Posted By Mark Haas CMC FIMC, Friday, April 15, 2011
Updated: Friday, April 15, 2011
Competition among consultants makes new clients harder to come by these days and companies seem to take longer to hire consultants. How can I hear about opportunities as soon as possible?

Learning about potential engagements early means having someone "on the inside" looking out for you. If this isn't someone who actually works for a prospect's organization, it means having people who know the organization well - and know what you could do for them. We are talking about referrers.

First of all, let's talk about what referrers are and what they are not. They are not limited to people you approach at networking events and ask for referrals. These contacts rarely know you well enough to make effective referrals.

Instead, look for people who understand the role of a management consultant and would be able to describe both you and the value of the services you provide.
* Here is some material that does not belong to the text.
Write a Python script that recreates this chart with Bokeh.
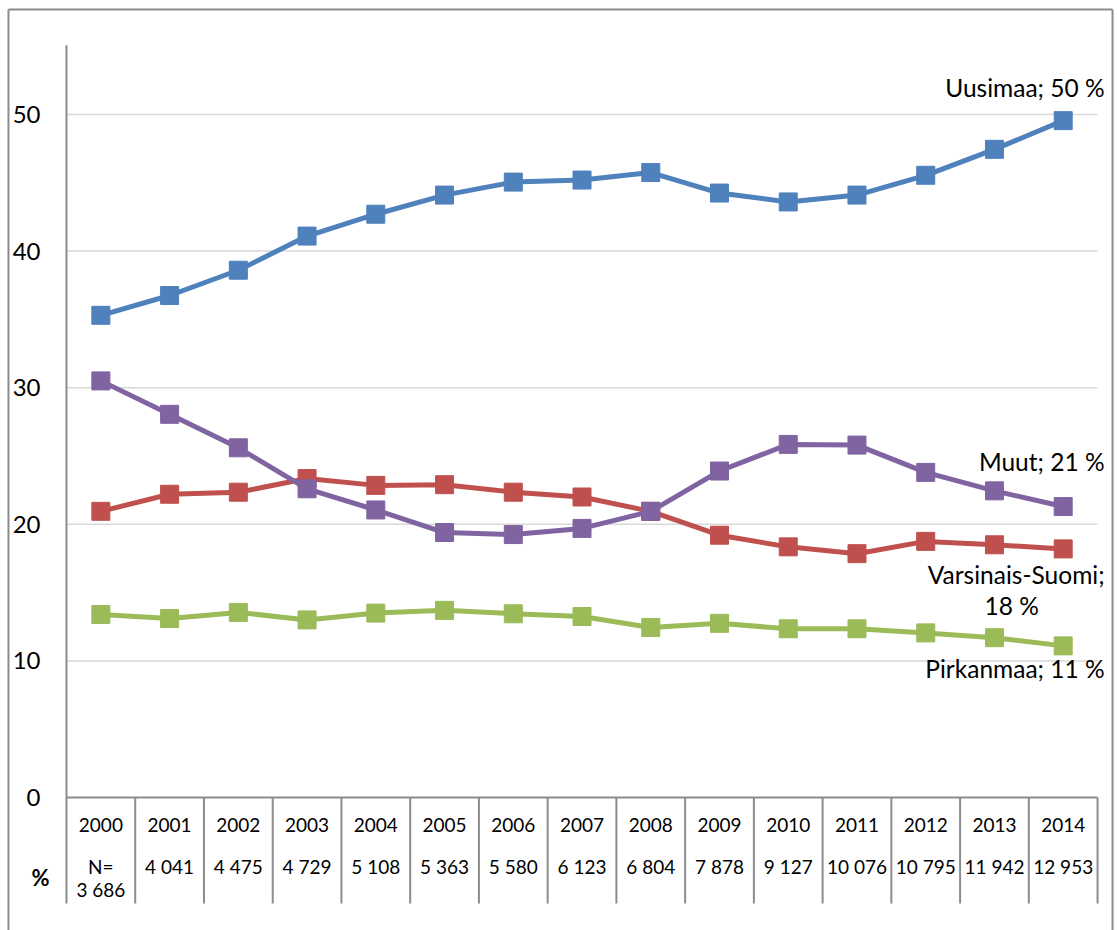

We hear about how you should develop a broad list of potential referrers, such as your mail carrier, dentist, and college roommate. This may work for the best known and common professions but this approach is less effective for management consultants.

A complete referral strategy is more involved than this tip can explain but I suggest you identify a dozen people you are confident understand what you do and the value of your services. Next, provide them with a list of about a dozen target companies for which you would like provide your services and (this is important) for each company, include a short description of what service you might provide and what value each services would provide. A sentence or two for each company is about right.

Tip: The value of this exercise is two-fold, but only if you actually complete it. First, writing it down helps you focus on specific targets, services and value you might provide. Second, it puts you on record with an explicit list of referrers, with whom you should check in regularly. Once you have this list under control, meaning that people on your list are really looking out for you, consider making separate lists for different aspects of your practice.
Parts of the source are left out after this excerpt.